For several years the UK economic debate has been fixated by the state deficit and borrowing requirement, and has largely ignored the balance of payments deficit. I presume this is because of official adherence to all EU rules and guidance, so they have been trying to get our budget deficit back down to Maastricht compliance levels at under 3% of GDP. There is celebration this month because at last we have got there thanks to a further surge in tax revenues that outperform the usual Treasury pessimistic forecasts that delight in getting it wrong.
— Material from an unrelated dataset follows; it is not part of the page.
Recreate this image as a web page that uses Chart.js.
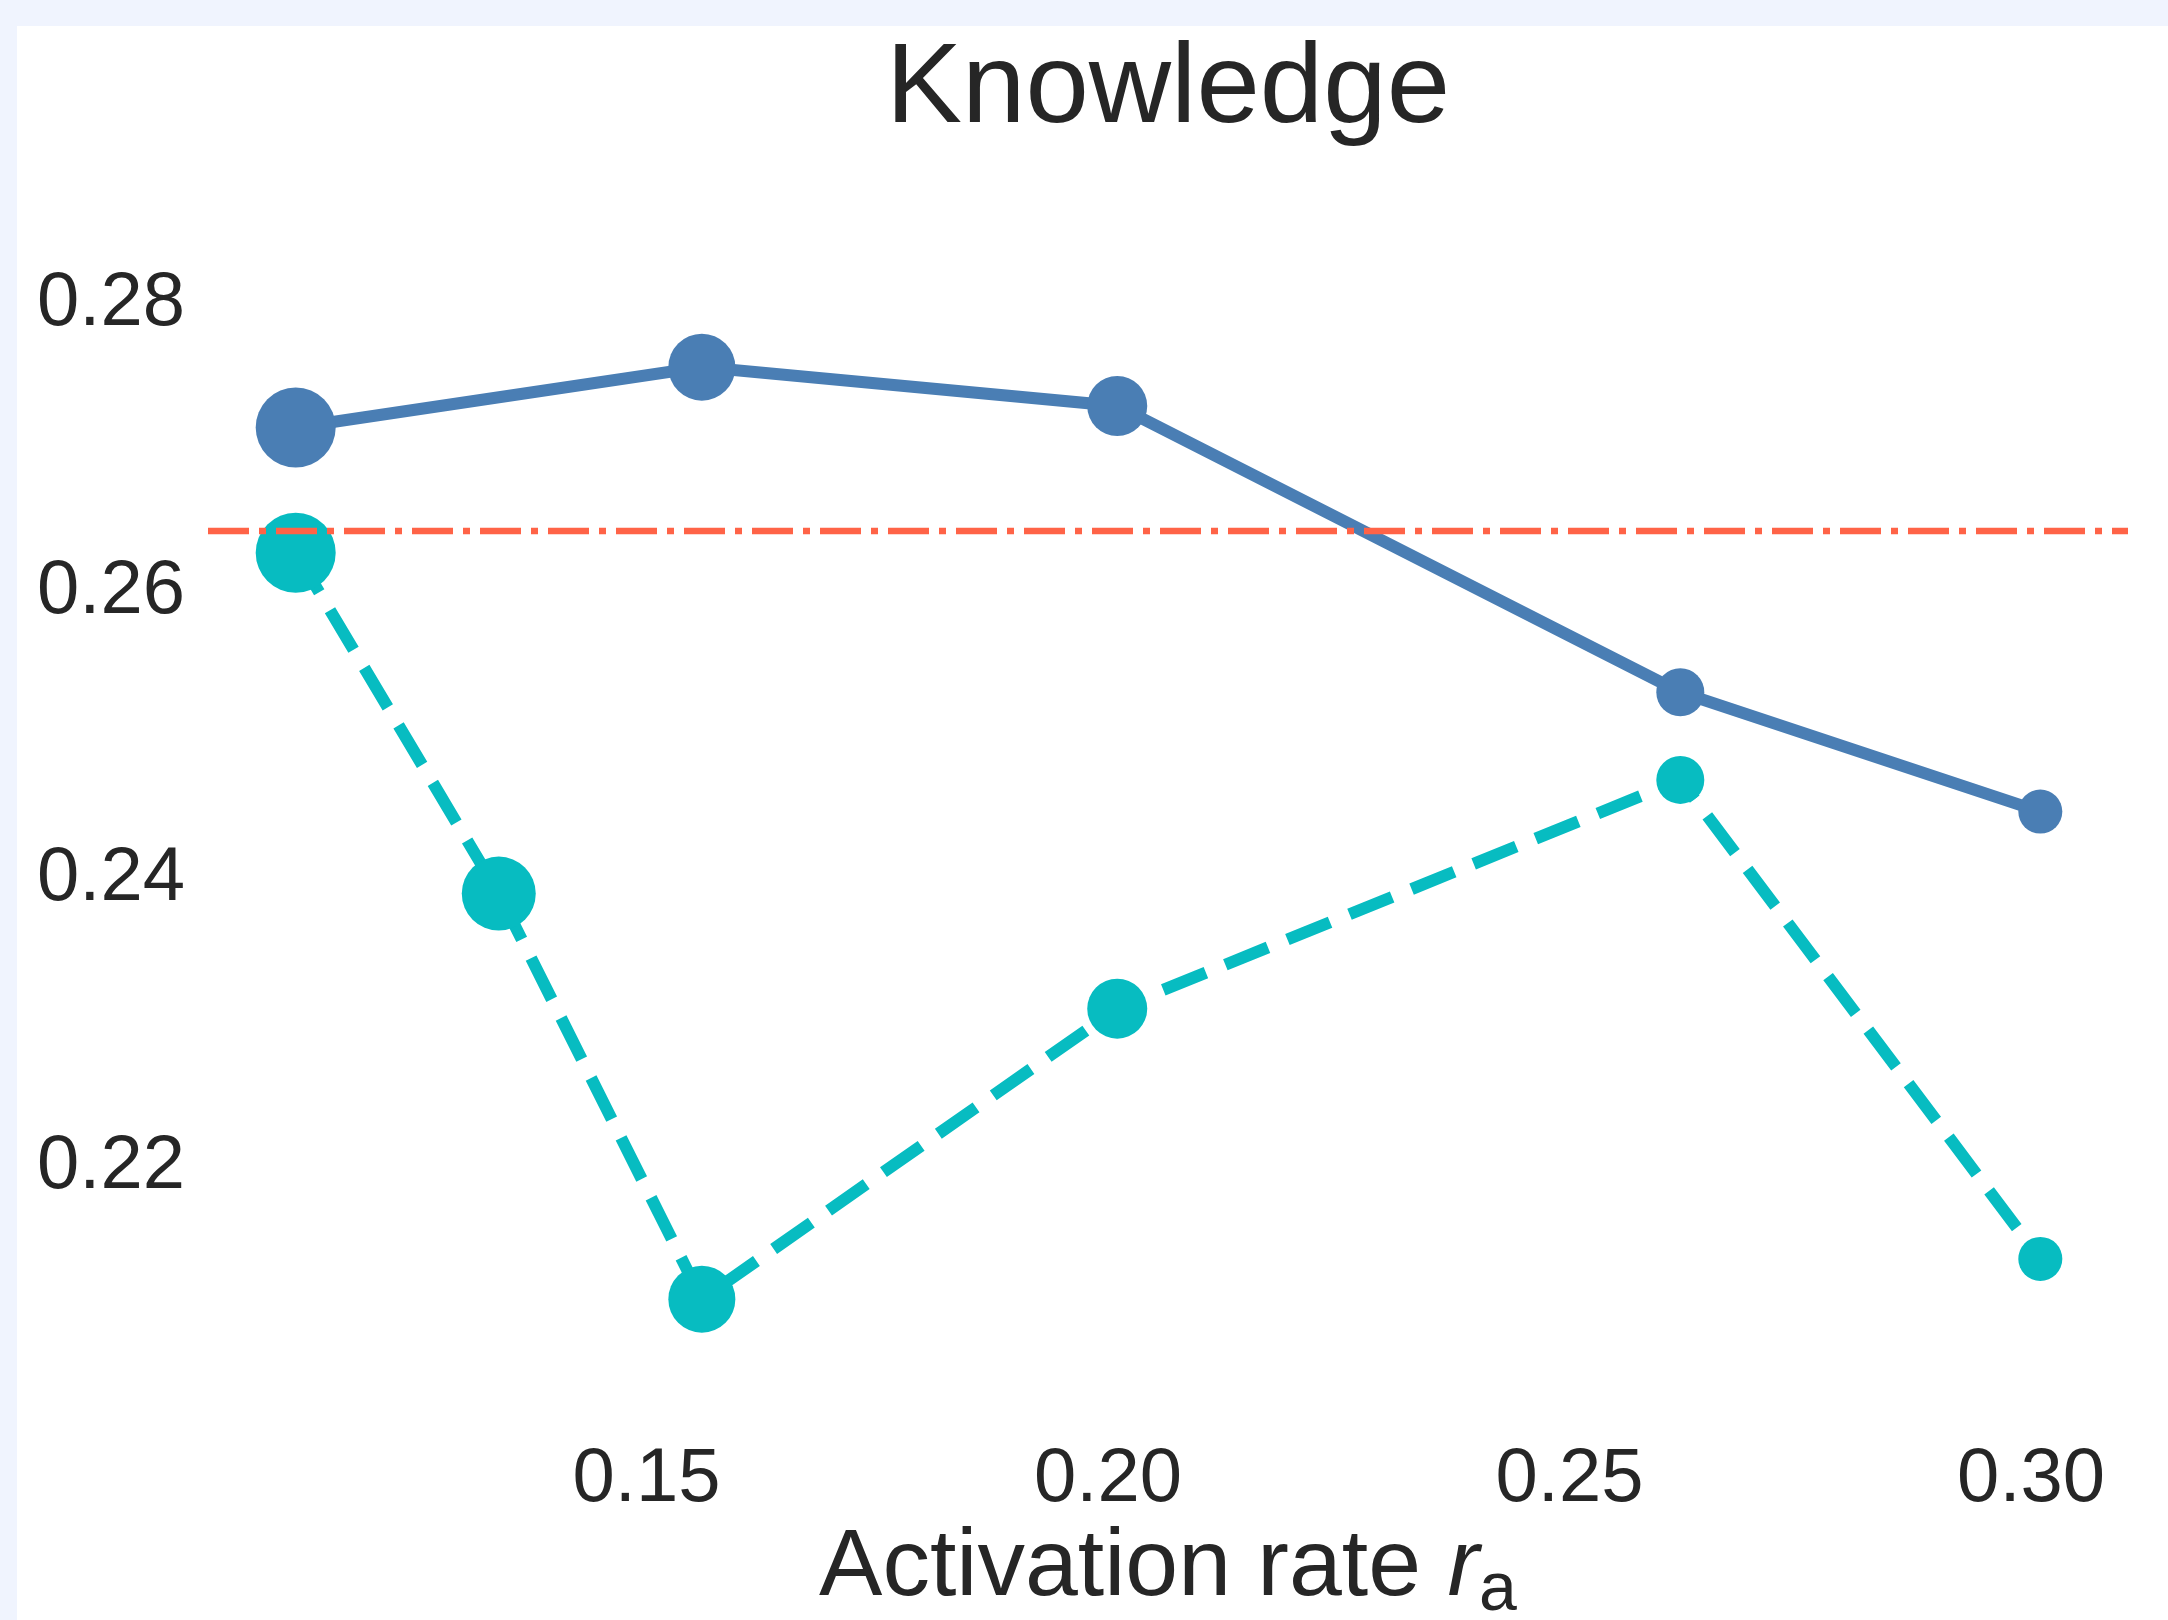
<!DOCTYPE html>
<html>
<head>
<meta charset="utf-8">
<title>Knowledge</title>
<script src="https://cdn.jsdelivr.net/npm/chart.js@4.4.0/dist/chart.umd.min.js"></script>
<style>
	html, body { margin: 0; padding: 0; background: #f0f4fe; overflow: hidden; }
	#panel { position: absolute; left: 17px; top: 26px; width: 2151px; height: 1594px; background: #fff; }
</style>
</head>
<body>
<div id="panel"><canvas id="chart"></canvas></div>
<script>
// values
const activationRates = [0.112, 0.134, 0.156, 0.201, 0.262, 0.301];
const solidScores = [0.2712, null, 0.2754, 0.2727, 0.2528, 0.2445];
const dashedScores = [0.2625, 0.2388, 0.2106, 0.2308, 0.2467, 0.2134];
const referenceScore = 0.264;
const xTicks = [0.15, 0.20, 0.25, 0.30];
const yTicks = [0.22, 0.24, 0.26, 0.28];

// markers get smaller as the rate grows
const markerRadius = [40, 37, 33.5, 30, 24, 22];

const textColor = '#262626';
const fontFamily = '"Liberation Sans", Arial, sans-serif';
Chart.defaults.font.family = fontFamily;
Chart.defaults.color = textColor;

function points(values) {
	return activationRates.map((x, i) => ({ x: x, y: values[i] }));
}

// dash-dot horizontal reference line across the plot
const referenceLine = {
	id: 'referenceLine',
	afterDatasetsDraw(chart) {
		const ctx = chart.ctx;
		const area = chart.chartArea;
		const y = chart.scales.y.getPixelForValue(referenceScore);
		ctx.save();
		ctx.strokeStyle = '#ff6347';
		ctx.lineWidth = 6.5;
		ctx.lineCap = 'butt';
		ctx.setLineDash([41, 10, 7, 10]);
		ctx.beginPath();
		ctx.moveTo(area.left, y);
		ctx.lineTo(area.right, y);
		ctx.stroke();
		ctx.restore();
	}
};

// x axis title with italic r and subscript a
const xTitle = {
	id: 'xTitle',
	afterDraw(chart) {
		const ctx = chart.ctx;
		const area = chart.chartArea;
		const size = 95;
		const subSize = Math.round(size * 0.72);
		const main = 'Activation rate ';
		ctx.save();
		ctx.fillStyle = textColor;
		ctx.textBaseline = 'alphabetic';
		ctx.textAlign = 'left';
		ctx.font = size + 'px ' + fontFamily;
		const w1 = ctx.measureText(main).width;
		ctx.font = 'italic ' + size + 'px ' + fontFamily;
		const w2 = ctx.measureText('r').width;
		ctx.font = subSize + 'px ' + fontFamily;
		const w3 = ctx.measureText('a').width;
		const baseline = 1569;
		let x = (area.left + area.right) / 2 - (w1 + w2 + w3) / 2;
		ctx.font = size + 'px ' + fontFamily;
		ctx.fillText(main, x, baseline);
		x += w1;
		ctx.font = 'italic ' + size + 'px ' + fontFamily;
		ctx.fillText('r', x, baseline);
		x += w2;
		ctx.font = subSize + 'px ' + fontFamily;
		ctx.fillText('a', x, baseline + 15);
		ctx.restore();
	}
};

let ctx = document.getElementById('chart').getContext('2d');
let chart = new Chart(ctx, {
	type: 'line',
	data: {
		datasets: [{
			label: 'solid',
			data: points(solidScores),
			borderColor: '#4a7eb4',
			backgroundColor: '#4a7eb4',
			pointBackgroundColor: '#4a7eb4',
			borderWidth: 12,
			pointRadius: markerRadius,
			pointBorderWidth: 0,
			pointHoverRadius: markerRadius,
			spanGaps: true,
			tension: 0,
			clip: false
		}, {
			label: 'dashed',
			data: points(dashedScores),
			borderColor: '#07bcc1',
			backgroundColor: '#07bcc1',
			pointBackgroundColor: '#07bcc1',
			borderWidth: 12,
			borderDash: [46, 21],
			pointRadius: markerRadius,
			pointBorderWidth: 0,
			pointHoverRadius: markerRadius,
			tension: 0,
			clip: false
		}]
	},
	options: {
		responsive: true,
		maintainAspectRatio: false,
		animation: false,
		layout: { padding: { left: 0, right: 38, top: 0, bottom: 0 } },
		plugins: {
			legend: { display: false },
			tooltip: { enabled: false },
			title: {
				display: true,
				fullSize: false,
				text: 'Knowledge',
				color: textColor,
				font: { size: 114, weight: 'normal', lineHeight: 1 },
				padding: { top: 8, bottom: 8 }
			}
		},
		scales: {
			x: {
				type: 'linear',
				min: 0.1025,
				max: 0.3105,
				grid: { display: false, drawTicks: false },
				border: { display: false },
				afterBuildTicks: s => { s.ticks = xTicks.map(v => ({ value: v })); },
				afterFit: s => { s.height = 199; },
				ticks: {
					font: { size: 76 },
					color: textColor,
					padding: 13,
					maxRotation: 0,
					autoSkip: false,
					callback: v => v.toFixed(2)
				}
			},
			y: {
				min: 0.20213,
				max: 0.29008,
				grid: { display: false, drawTicks: false },
				border: { display: false },
				afterBuildTicks: s => { s.ticks = yTicks.map(v => ({ value: v })); },
				afterFit: s => { s.width = 191; },
				ticks: {
					font: { size: 76 },
					color: textColor,
					padding: 23,
					labelOffset: 3,
					autoSkip: false,
					callback: v => v.toFixed(2)
				}
			}
		}
	},
	plugins: [referenceLine, xTitle]
});
</script>
</body>
</html>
I have not been worried about the state deficit for sometime, ever since Mr Brown found out that the UK state can literally print money to pay its bills. Mr Osborne, originally a critic of this in opposition, then discovered its charms in office as well. It turned out to have no adverse consequences on shop price inflation, though of course it caused massive price inflation in government bonds, because it was accompanied by severe pressure against bank lending to the private sector to avoid an inflationary blow off. I always adjust the outstanding debt by the £435 bn the state has bought up, as this is in no sense a debt we owe. So our government borrowing level (excluding future state pensions which some here worry about and which have always been pay as you go out of taxation) is modest by world standards at around 65% of GDP, and at current interest rates is affordable.
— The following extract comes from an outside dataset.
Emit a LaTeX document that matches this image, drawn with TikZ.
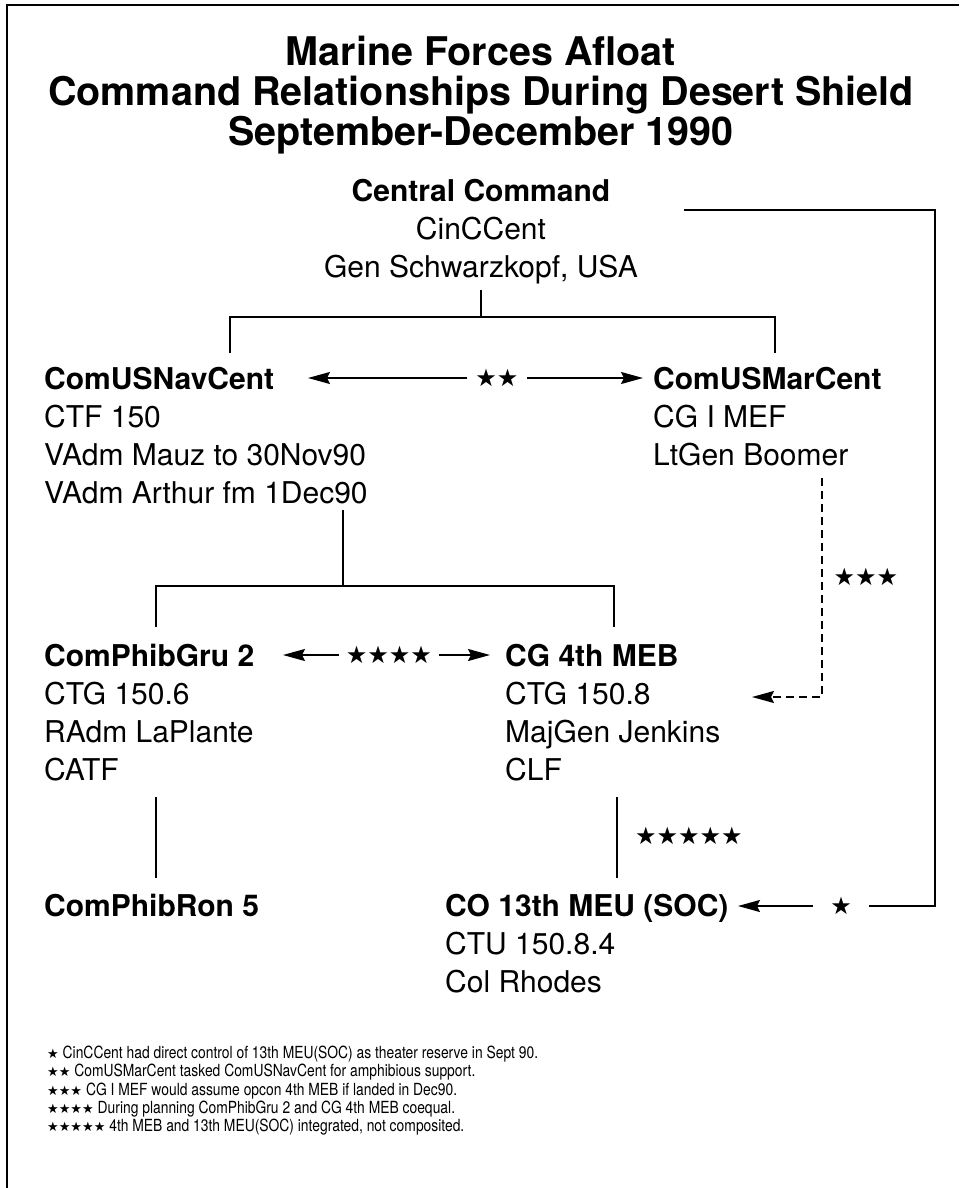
\documentclass[tikz,border=0pt]{standalone}
\usepackage{fontspec}
\setmainfont{TeX Gyre Heros}
\newfontfamily\starfont{DejaVu Sans}
\newfontfamily\narrowfont[FakeStretch=0.83]{TeX Gyre Heros}
\usetikzlibrary{arrows.meta,positioning}
\newcommand{\stars}[1]{{\starfont #1}}
\newcommand{\fstars}[1]{{\fontsize{13}{13}\selectfont\starfont #1}}
\tikzset{
  >={Stealth[length=22pt,width=12pt,inset=3pt]},
  link/.style={line width=1.8pt},
  arr/.style={->, line width=1.8pt},
  dline/.style={->, line width=1.8pt, dash pattern=on 8pt off 5pt},
  ttl/.style={font=\bfseries\fontsize{39.5}{40}\selectfont, align=center, inner sep=0pt},
  cmd/.style={font=\fontsize{30}{38}\selectfont, align=left, inner sep=0pt, anchor=north west},
  starlbl/.style={font=\starfont\fontsize{24}{24}\selectfont, inner sep=8pt},
  fnote/.style={font=\narrowfont\fontsize{16.7}{18.3}\selectfont, align=left, inner sep=0pt, anchor=north west},
}

\begin{document}
\begin{tikzpicture}[x=1pt,y=-1pt]
  \useasboundingbox (0,0) rectangle (959,1188);

  % frame
  \coordinate (fbl) at (7,1188);
  \coordinate (ftl) at (7,5);
  \coordinate (ftr) at (959,5);
  \draw[link] (fbl) -- (ftl) -- (ftr);

  % --- title ---
  \node[ttl, anchor=north] (title) at (481,36)
    {Marine Forces Afloat\\Command Relationships During Desert Shield\\September-December 1990};

  % --- commands ---
  \node[cmd, anchor=north, align=center] (central) at (481,179)
    {\textbf{Central Command}\\CinCCent\\Gen Schwarzkopf, USA};
  \node[cmd] (navcent) at (44,367)
    {\textbf{ComUSNavCent}\\CTF 150\\VAdm Mauz to 30Nov90\\VAdm Arthur fm 1Dec90};
  \node[cmd] (marcent) at (653,367)
    {\textbf{ComUSMarCent}\\CG I MEF\\LtGen Boomer};
  \node[cmd] (phibgru) at (44,644)
    {\textbf{ComPhibGru 2}\\CTG 150.6\\RAdm LaPlante\\CATF};
  \node[cmd] (meb) at (505,644)
    {\textbf{CG 4th MEB}\\CTG 150.8\\MajGen Jenkins\\CLF};
  \node[cmd] (phibron) at (44,894) {\textbf{ComPhibRon 5}};
  \node[cmd] (meu) at (445,894)
    {\textbf{CO 13th MEU (SOC)}\\CTU 150.8.4\\Col Rhodes};

  % --- star labels ---
  \node[starlbl, inner xsep=17pt] (s1) at (841,906) {\stars{★}};
  \node[starlbl] (s2) at (497,378) {\stars{★★}};
  \node[starlbl] (s3) at (866,577) {\stars{★★★}};
  \node[starlbl, inner sep=7pt] (s4) at (389,655) {\stars{★★★★}};
  \node[starlbl] (s5) at (689,836) {\stars{★★★★★}};

  % central to component commands
  \coordinate (cc1) at (481,290);
  \coordinate (cc2) at (481,317);
  \coordinate (ccl) at (230,317);
  \coordinate (ccr) at (775,317);
  \coordinate (ccl2) at (230,353);
  \coordinate (ccr2) at (775,353);
  \draw[link] (cc1) -- (cc2);
  \draw[link] (ccl2) -- (ccl) -- (ccr) -- (ccr2);

  % navcent to phibgru / meb
  \coordinate (nv1) at (343,510);
  \coordinate (nv2) at (343,586);
  \coordinate (nvl) at (156,586);
  \coordinate (nvr) at (614,586);
  \coordinate (nvl2) at (156,627);
  \coordinate (nvr2) at (614,627);
  \draw[link] (nv1) -- (nv2);
  \draw[link] (nvl2) -- (nvl) -- (nvr) -- (nvr2);

  % lower verticals
  \coordinate (pg1) at (156,797);
  \coordinate (pg2) at (156,878);
  \coordinate (mb1) at (617,797);
  \coordinate (mb2) at (617,878);
  \draw[link] (pg1) -- (pg2);
  \draw[link] (mb1) -- (mb2);

  % coequal arrows
  \coordinate (navtip) at (308,378);
  \coordinate (martip) at (643,378);
  \draw[arr] (s2) -- (navtip);
  \draw[arr] (s2) -- (martip);
  \coordinate (grutip) at (283,655);
  \coordinate (mebtip) at (490,655);
  \draw[arr] (s4) -- (grutip);
  \draw[arr] (s4) -- (mebtip);

  % I MEF opcon (dashed)
  \coordinate (dd1) at (822,478);
  \coordinate (dd2) at (822,697);
  \coordinate (ddtip) at (752,697);
  \draw[dline] (dd1) -- (dd2) -- (ddtip);

  % theater reserve loop
  \coordinate (lp1) at (684,210);
  \coordinate (lp2) at (935,210);
  \coordinate (lp3) at (935,906);
  \coordinate (meutip) at (738,906);
  \draw[link] (lp1) -- (lp2) -- (lp3) -- (s1);
  \draw[arr] (s1) -- (meutip);

  % --- notes ---
  \node[fnote] (notes) at (47,1046)
    {\fstars{★} CinCCent had direct control of 13th MEU(SOC) as theater reserve in Sept 90.\\
     \fstars{★★} ComUSMarCent tasked ComUSNavCent for amphibious support.\\
     \fstars{★★★} CG I MEF would assume opcon 4th MEB if landed in Dec90.\\
     \fstars{★★★★} During planning ComPhibGru 2 and CG 4th MEB coequal.\\
     \fstars{★★★★★} 4th MEB and 13th MEU(SOC) integrated, not composited.};

\end{tikzpicture}
\end{document}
Most of the state debt we owe to each other anyway. The government owes it to taxpayers who own the debt in their pension funds and insurance policies. The state can always raise enough money to pay the donestic bills backed by the huge powers to tax, and as we have just seen when credit expansion and inflation are low it can also use liquidity created by the monetary authorities.
The deficit I worry about much more is our external deficit. That is the one where we have to buy foreign currencies to pay for it. It is the reason why we keep selling some of our best property and business assets to foreigners, and why we have to borrow abroad. Running at around 5% of GDP it is high by world standards, and means we gradually get into more debt or sell more assets to keep up with it. When you owe money to foreigners they may not accept money created to pay them off but will need real assets.
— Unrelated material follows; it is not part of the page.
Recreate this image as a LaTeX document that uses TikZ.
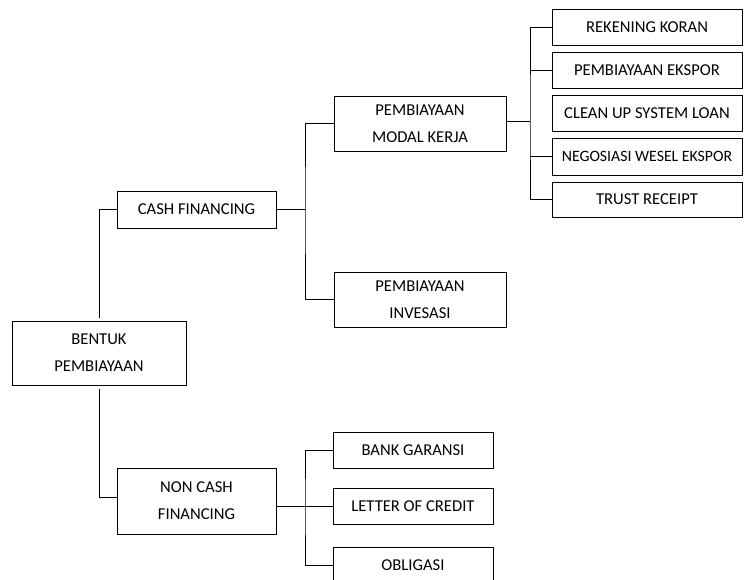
\documentclass[tikz,border=0pt]{standalone}
\usepackage{fontspec}
\setmainfont{Carlito}
\begin{document}
\begin{tikzpicture}[x=1pt,y=-1pt,
  box/.style={draw,line width=1pt,inner sep=0pt,align=center,
    font=\fontsize{16.6}{27}\selectfont},
  link/.style={line width=1pt}]
\useasboundingbox (0,0) rectangle (744,579);
% root
\node[box,minimum width=174pt,minimum height=64pt] (bentuk) at (99,353) {BENTUK\\PEMBIAYAAN};
% first level
\node[box,minimum width=159pt,minimum height=37pt] (cash) at (196.5,209.5) {CASH FINANCING};
\node[box,minimum width=159pt,minimum height=66pt] (noncash) at (196.5,501) {NON CASH\\FINANCING};
% cash financing branch
\node[box,minimum width=172pt,minimum height=55pt] (modal) at (420,123.5) {PEMBIAYAAN\\MODAL KERJA};
\node[box,minimum width=172pt,minimum height=55pt] (invest) at (420,299.5) {PEMBIAYAAN\\INVESASI};
% working capital products
\node[box,minimum width=190pt,minimum height=36pt] (rek) at (647,27) {REKENING KORAN};
\node[box,minimum width=190pt,minimum height=36pt] (eks) at (647,70) {PEMBIAYAAN EKSPOR};
\node[box,minimum width=190pt,minimum height=36pt] (clean) at (647,113) {CLEAN UP SYSTEM LOAN};
\node[box,minimum width=190pt,minimum height=37pt,font=\fontsize{15.8}{20}\selectfont] (nego) at (647,156.5) {NEGOSIASI WESEL EKSPOR};
\node[box,minimum width=190pt,minimum height=35pt] (trust) at (647,199.5) {TRUST RECEIPT};
% non cash branch
\node[box,minimum width=160pt,minimum height=36pt] (bank) at (413,450) {BANK GARANSI};
\node[box,minimum width=160pt,minimum height=36pt] (loc) at (413,506) {LETTER OF CREDIT};
\node[box,minimum width=160pt,minimum height=36pt] (oblig) at (413,565) {OBLIGASI};
% junctions
\coordinate (j1) at (305,209.5);
\coordinate (j2) at (530,121);
\coordinate (j3) at (305,506);
% root to first level
\draw[link] (cash.west) -| ([yshift=3pt]bentuk.north);
\draw[link] ([yshift=4pt]noncash.west) -| ([yshift=-3pt]bentuk.south);
% cash financing to its children
\draw[link] (cash.east) -- (j1);
\draw[link] (modal.west) -| (j1) |- (invest.west);
% working capital to products
\draw[link] (modal.east |- j2) -- (j2);
\draw[link] (rek.west) -| (j2) |- (trust.west);
\draw[link] (eks.west) -- (eks.west -| j2);
\draw[link] (nego.west) -- (nego.west -| j2);
% non cash to its children
\draw[link] (noncash.east |- loc.west) -- (loc.west);
\draw[link] (bank.west) -| (j3) |- (oblig.west);
\end{tikzpicture}
\end{document}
One quarter of the payments deficit is the government’s payments abroad for EU contributions and overseas aid. Stopping the EU payments halves that, and spending more of our overseas aid on the refugees who come to the UK here in the UK would help as well. Under overseas aid rules you can include the first year costs of refugees and migrants in your own country, and supplies and capital items you need to provide aid abroad. So lets make sure where appropriate we do spend the aid money at home or in the country we are helping, rather than buying imports from other advanced countries with it. One of the big wins from Brexit should be the opportunity to slash the big deficit in fish and food which is an important part of the burden of this overseas drag on our finances. I want the Treasury to take the balance of payments deficit more seriously and to act as a counter to those who want us to give more money away to the EU to perpetuate this large imbalance.